# Exercise prompt
Gather each line of the records where "page" appears.
======== Data for this exercise ========
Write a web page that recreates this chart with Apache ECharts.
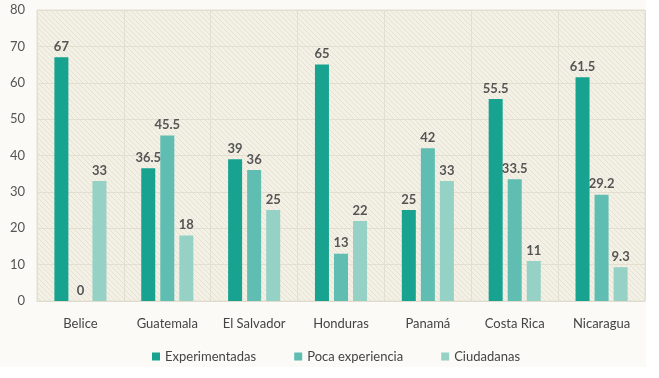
<!DOCTYPE html>
<html><head><meta charset="utf-8">
<script src="https://cdn.jsdelivr.net/npm/echarts@6/dist/echarts.min.js"></script>
<style>html,body{margin:0;padding:0;background:#fff;}#c{position:absolute;left:0;top:0;width:646px;height:367px;background:#fbfaf6;}</style>
</head><body><div id="c"></div>
<script>
const categories = ['Belice','Guatemala','El Salvador','Honduras','Panamá','Costa Rica','Nicaragua'];
const seriesNames = ['Experimentadas','Poca experiencia','Ciudadanas'];
const experimentadas = [67, 36.5, 39, 65, 25, 55.5, 61.5];
const pocaExperiencia = [0, 45.5, 36, 13, 42, 33.5, 29.2];
const ciudadanas = [33, 18, 25, 22, 33, 11, 9.3];
const yTicks = [0,10,20,30,40,50,60,70,80];

const pc = document.createElement('canvas');
pc.width = 5; pc.height = 5;
const g = pc.getContext('2d');
g.fillStyle = '#f3f0e6'; g.fillRect(0,0,5,5);
g.strokeStyle = '#e6e1d2'; g.lineWidth = 1;
g.beginPath(); g.moveTo(-1,-1); g.lineTo(6,6); g.stroke();
g.beginPath(); g.moveTo(-1,4); g.lineTo(1,6); g.stroke();
g.beginPath(); g.moveTo(4,-1); g.lineTo(6,1); g.stroke();

const chart = echarts.init(document.getElementById('c'));
const font = 'Lato, "Open Sans", sans-serif';
const colors = ['#17a390','#5fbdb1','#95d1c4'];
const lbl = {show:true, position:'top', distance:4, color:'#555', fontSize:13, fontWeight:'bold', fontFamily:font};
chart.setOption({
  animation:false,
  color: colors,
  grid:{left:37, right:1, top:10, bottom:66, show:true, backgroundColor:{image:pc, repeat:'repeat'}, borderColor:'#e3dfd0', borderWidth:1},
  legend:{top:345, left:147, itemWidth:8, itemHeight:8, itemGap:38, icon:'rect',
    textStyle:{color:'#444', fontSize:13, fontFamily:font}, data:seriesNames},
  xAxis:{type:'category', data:categories,
    axisLine:{lineStyle:{color:'#e0dccd'}}, axisTick:{show:false},
    splitLine:{show:true, lineStyle:{color:'#e3dfd0'}},
    axisLabel:{color:'#444', fontSize:13, margin:16, fontFamily:font}},
  yAxis:{type:'value', min:yTicks[0], max:yTicks[yTicks.length-1], interval:10,
    axisLine:{show:false}, axisTick:{show:false},
    splitLine:{lineStyle:{color:'#e3dfd0'}},
    axisLabel:{color:'#555', fontSize:13, margin:12, fontFamily:font}},
  series:[
    {name:seriesNames[0], type:'bar', data:experimentadas, barWidth:14, barGap:'36%', label:lbl},
    {name:seriesNames[1], type:'bar', data:pocaExperiencia, barWidth:14, barGap:'36%', label:lbl},
    {name:seriesNames[2], type:'bar', data:ciudadanas, barWidth:14, barGap:'36%', label:lbl}
  ]
});
</script></body></html>
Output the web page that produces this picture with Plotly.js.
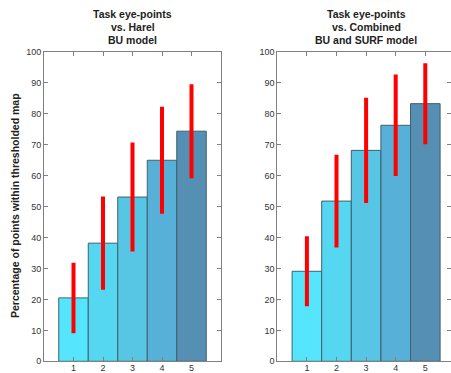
<!DOCTYPE html>
<html>
<head>
<meta charset="utf-8">
<script src="https://cdn.plot.ly/plotly-3.0.1.min.js"></script>
<style>html,body{margin:0;padding:0;background:#fff;}#chart{width:451px;height:373px;}</style>
</head>
<body>
<div id="chart"></div>
<script>
const categories = [1, 2, 3, 4, 5];
const harelMeans = [20.5, 38.2, 53.1, 65.0, 74.4];
const harelErr = [11.4, 15.1, 17.6, 17.3, 15.2];
const combinedMeans = [29.1, 51.8, 68.2, 76.3, 83.3];
const combinedErr = [11.3, 15.0, 17.0, 16.4, 13.1];
const leftTitle = ["Task eye-points", "vs. Harel", "BU model"];
const rightTitle = ["Task eye-points", "vs. Combined", "BU and SURF model"];
const yTitle = "Percentage of points within thresholded map";
const barColors = ["#55e6fe", "#55d6f1", "#57c6e5", "#56b0d8", "#558fb3"];

const FONT = "Liberation Sans, Arial, sans-serif";

function barTrace(vals, errs, xa, ya) {
  return {
    type: "bar", x: categories, y: vals, xaxis: xa, yaxis: ya,
    width: 1,
    marker: {color: barColors, line: {color: "#40606c", width: 1}},
    error_y: {type: "data", array: errs, visible: true, color: "#ff0000", thickness: 4, width: 0},
    hoverinfo: "none", showlegend: false
  };
}

const W = 451, H = 373;
const yBot = 1 - 361.3 / H, yTop = 1 - 52 / H;

const axisCommon = {
  showline: true, linecolor: "#808080", linewidth: 1, mirror: "ticks",
  ticks: "inside", ticklen: 4, tickcolor: "#808080",
  showgrid: false, zeroline: false,
  tickfont: {family: FONT, size: 9, color: "#333"}
};

const annotations = [];
function addTitle(lines, cx) {
  lines.forEach((t, i) => {
    annotations.push({
      text: "<b>" + t + "</b>", xref: "paper", yref: "paper",
      x: cx / W, y: 1 - (14 + i * 13) / H,
      xanchor: "center", yanchor: "middle", showarrow: false,
      font: {family: FONT, size: 10.5, color: "#222"}
    });
  });
}
addTitle(leftTitle, 132.5);
addTitle(rightTitle, 366);
annotations.push({
  text: "<b>" + yTitle + "</b>", xref: "paper", yref: "paper",
  x: 15 / W, y: 1 - 206 / H, textangle: -90,
  xanchor: "center", yanchor: "middle", showarrow: false,
  font: {family: FONT, size: 10.5, color: "#222"}
});

const layout = {
  width: W, height: H,
  margin: {l: 0, r: 0, t: 0, b: 0},
  paper_bgcolor: "#fff", plot_bgcolor: "#fff",
  bargap: 0,
  xaxis: Object.assign({}, axisCommon, {domain: [44 / W, 221 / W], range: [0, 6], tickvals: categories, anchor: "y", ticklabelstandoff: -2}),
  yaxis: Object.assign({}, axisCommon, {domain: [yBot, yTop], range: [0, 100], dtick: 10, anchor: "x"}),
  xaxis2: Object.assign({}, axisCommon, {domain: [277.3 / W, 1], range: [0, (451 - 277.3) / 29.6], tickvals: categories, anchor: "y2", ticklabelstandoff: -2}),
  yaxis2: Object.assign({}, axisCommon, {domain: [yBot, yTop], range: [0, 100], dtick: 10, anchor: "x2"}),
  annotations: annotations
};

Plotly.newPlot("chart", [
  barTrace(harelMeans, harelErr, "x", "y"),
  barTrace(combinedMeans, combinedErr, "x2", "y2")
], layout, {displayModeBar: false, staticPlot: true});
</script>
</body>
</html>
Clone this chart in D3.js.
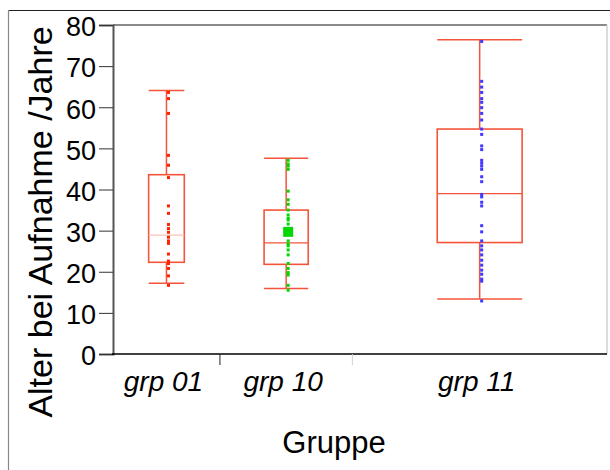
<!DOCTYPE html>
<html>
<head>
<meta charset="utf-8">
<script src="https://cdn.jsdelivr.net/npm/d3@7"></script>
<style>
  html, body { margin: 0; padding: 0; background: #fff; }
  svg { display: block; font-family: "Liberation Sans", Arial, sans-serif; }
</style>
</head>
<body>
<svg id="chart" width="610" height="470"></svg>
<script>
// ---- data ----
const categories = ["grp 01", "grp 10", "grp 11"];
const groupN = [21, 26, 50];            // relative group sizes (band widths)
const yTicks = [0, 10, 20, 30, 40, 50, 60, 70, 80];

const whiskerLow  = [17.2, 15.9, 13.4];
const quart1      = [22.3, 21.8, 27.1];
const medians     = [28.9, 27.0, 39.0];
const quart3      = [43.6, 35.0, 54.7];
const whiskerHigh = [64.1, 47.6, 76.4];
const means       = [null, 29.7, null];

const values01 = [63.6, 62.1, 58.5, 48.3, 45.9, 42.9, 36.0, 34.2, 31.5, 30.5, 29.6,
                  28.4, 27.5, 26.9, 24.3, 22.6, 22.0, 20.8, 19.0, 16.7];
const values10 = [47.1, 46.2, 45.7, 44.9, 39.6, 37.5, 36.4, 35.0, 33.8, 33.0, 32.6,
                  31.6, 27.5, 26.7, 26.3, 25.3, 24.1, 22.0, 20.8, 19.8, 19.2, 16.7, 15.5];
const values11 = [76.0, 66.3, 64.9, 63.6, 62.1, 61.2, 59.9, 58.5, 56.9, 54.7, 53.4,
                  50.6, 49.7, 47.1, 46.4, 45.7, 44.9, 43.1, 41.9, 38.8, 38.2, 36.9,
                  36.0, 31.2, 29.7, 27.5, 26.3, 25.3, 24.1, 22.8, 21.6, 20.4, 19.4,
                  18.2, 17.7, 12.9];
const pointColors = ["#ff2200", "#00d800", "#4038ff"];

// ---- layout ----
(function () {
const svg = d3.select("#chart");
const pLeft = 113, pRight = 607, pTop = 25, pBottom = 354;
const boxColor = "#f4553a";

const y = d3.scaleLinear().domain([0, 80]).range([pBottom, pTop]);

// proportional bands
const total = d3.sum(groupN);
const cum = [0]; groupN.forEach(n => cum.push(cum[cum.length - 1] + n));
const xw = d3.scaleLinear().domain([0, total]).range([pLeft, pRight]);
const bands = categories.map((c, i) => ({
  name: c, x0: xw(cum[i]), x1: xw(cum[i + 1]),
  cx: (xw(cum[i]) + xw(cum[i + 1])) / 2, w: xw(cum[i + 1]) - xw(cum[i])
}));

// outer frame
svg.append("line").attr("x1", 8).attr("x2", 610).attr("y1", 10.5).attr("y2", 10.5)
  .attr("stroke", "#222").attr("stroke-width", 1.2);
svg.append("line").attr("x1", 8.5).attr("x2", 8.5).attr("y1", 10).attr("y2", 470)
  .attr("stroke", "#888").attr("stroke-width", 1.2);

// plot frame
svg.append("line").attr("x1", pLeft).attr("x2", pRight).attr("y1", pTop).attr("y2", pTop)
  .attr("stroke", "#8a8a8a").attr("stroke-width", 2);
svg.append("line").attr("x1", pRight).attr("x2", pRight).attr("y1", pTop).attr("y2", pBottom)
  .attr("stroke", "#d0d0d0").attr("stroke-width", 1.5);

// y axis
const yAxis = d3.axisLeft(y).tickValues(yTicks).tickSize(14).tickPadding(3);
const gy = svg.append("g").attr("transform", `translate(${pLeft},0)`).call(yAxis);
gy.select(".domain").attr("stroke", "#555").attr("stroke-width", 2);
gy.selectAll(".tick line").attr("stroke", "#333").attr("stroke-width", 1);
gy.selectAll(".tick text").attr("font-size", 27).attr("fill", "#000")
  .attr("font-family", "Liberation Sans, Arial, sans-serif").attr("dy", "0.40em");

// x axis line
svg.append("line").attr("x1", pLeft - 1).attr("x2", pRight).attr("y1", pBottom).attr("y2", pBottom)
  .attr("stroke", "#000").attr("stroke-width", 1.5);
// boundary ticks
bands.slice(0, -1).forEach((b, i) => {
  svg.append("line").attr("x1", b.x1).attr("x2", b.x1).attr("y1", pBottom).attr("y2", pBottom + 11)
    .attr("stroke", i === 0 ? "#222" : "#d0d0d0").attr("stroke-width", 1);
});
// x labels
svg.selectAll("text.xlab").data(bands).enter().append("text")
  .attr("class", "xlab")
  .attr("x", d => d.cx - 3).attr("y", 391)
  .attr("text-anchor", "middle").attr("font-size", 28).attr("font-style", "italic")
  .text(d => d.name);

// titles
svg.append("text").attr("x", 334).attr("y", 453).attr("text-anchor", "middle")
  .attr("font-size", 31).text("Gruppe");
svg.append("text").attr("transform", "translate(52,222) rotate(-90)")
  .attr("text-anchor", "middle").attr("font-size", 34).text("Alter bei Aufnahme /Jahre");

// boxes
const g = svg.append("g");
bands.forEach((b, i) => {
  const bw = b.w / 3, bx = b.cx - bw / 2;
  g.append("line").attr("x1", b.cx).attr("x2", b.cx).attr("y1", y(quart3[i])).attr("y2", y(whiskerHigh[i]))
    .attr("stroke", boxColor).attr("stroke-width", 1.5);
  g.append("line").attr("x1", b.cx).attr("x2", b.cx).attr("y1", y(quart1[i])).attr("y2", y(whiskerLow[i]))
    .attr("stroke", boxColor).attr("stroke-width", 1.5);
  [whiskerHigh[i], whiskerLow[i]].forEach(v => {
    g.append("line").attr("x1", bx).attr("x2", bx + bw).attr("y1", y(v)).attr("y2", y(v))
      .attr("stroke", boxColor).attr("stroke-width", 1.5);
  });
  g.append("rect").attr("x", bx).attr("y", y(quart3[i])).attr("width", bw)
    .attr("height", y(quart1[i]) - y(quart3[i]))
    .attr("fill", "none").attr("stroke", boxColor).attr("stroke-width", 1.6);
  g.append("line").attr("x1", bx).attr("x2", bx + bw).attr("y1", y(medians[i])).attr("y2", y(medians[i]))
    .attr("stroke", i === 0 ? "#f8c4ba" : boxColor).attr("stroke-width", 1.3);
});

// points
const allValues = [values01, values10, values11];
bands.forEach((b, i) => {
  g.selectAll(null).data(allValues[i]).enter().append("rect")
    .attr("x", b.cx + 0.5).attr("y", v => y(v) - 1.5)
    .attr("width", 3).attr("height", 3).attr("fill", pointColors[i]);
  if (means[i] != null) {
    g.append("rect").attr("x", b.cx - 3).attr("y", y(means[i]) - 5)
      .attr("width", 10).attr("height", 10).attr("fill", pointColors[i]);
  }
});
})();
</script>
</body>
</html>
========
# Solution for this task
Write a web page that recreates this chart with Apache ECharts.
Output the web page that produces this picture with Plotly.js.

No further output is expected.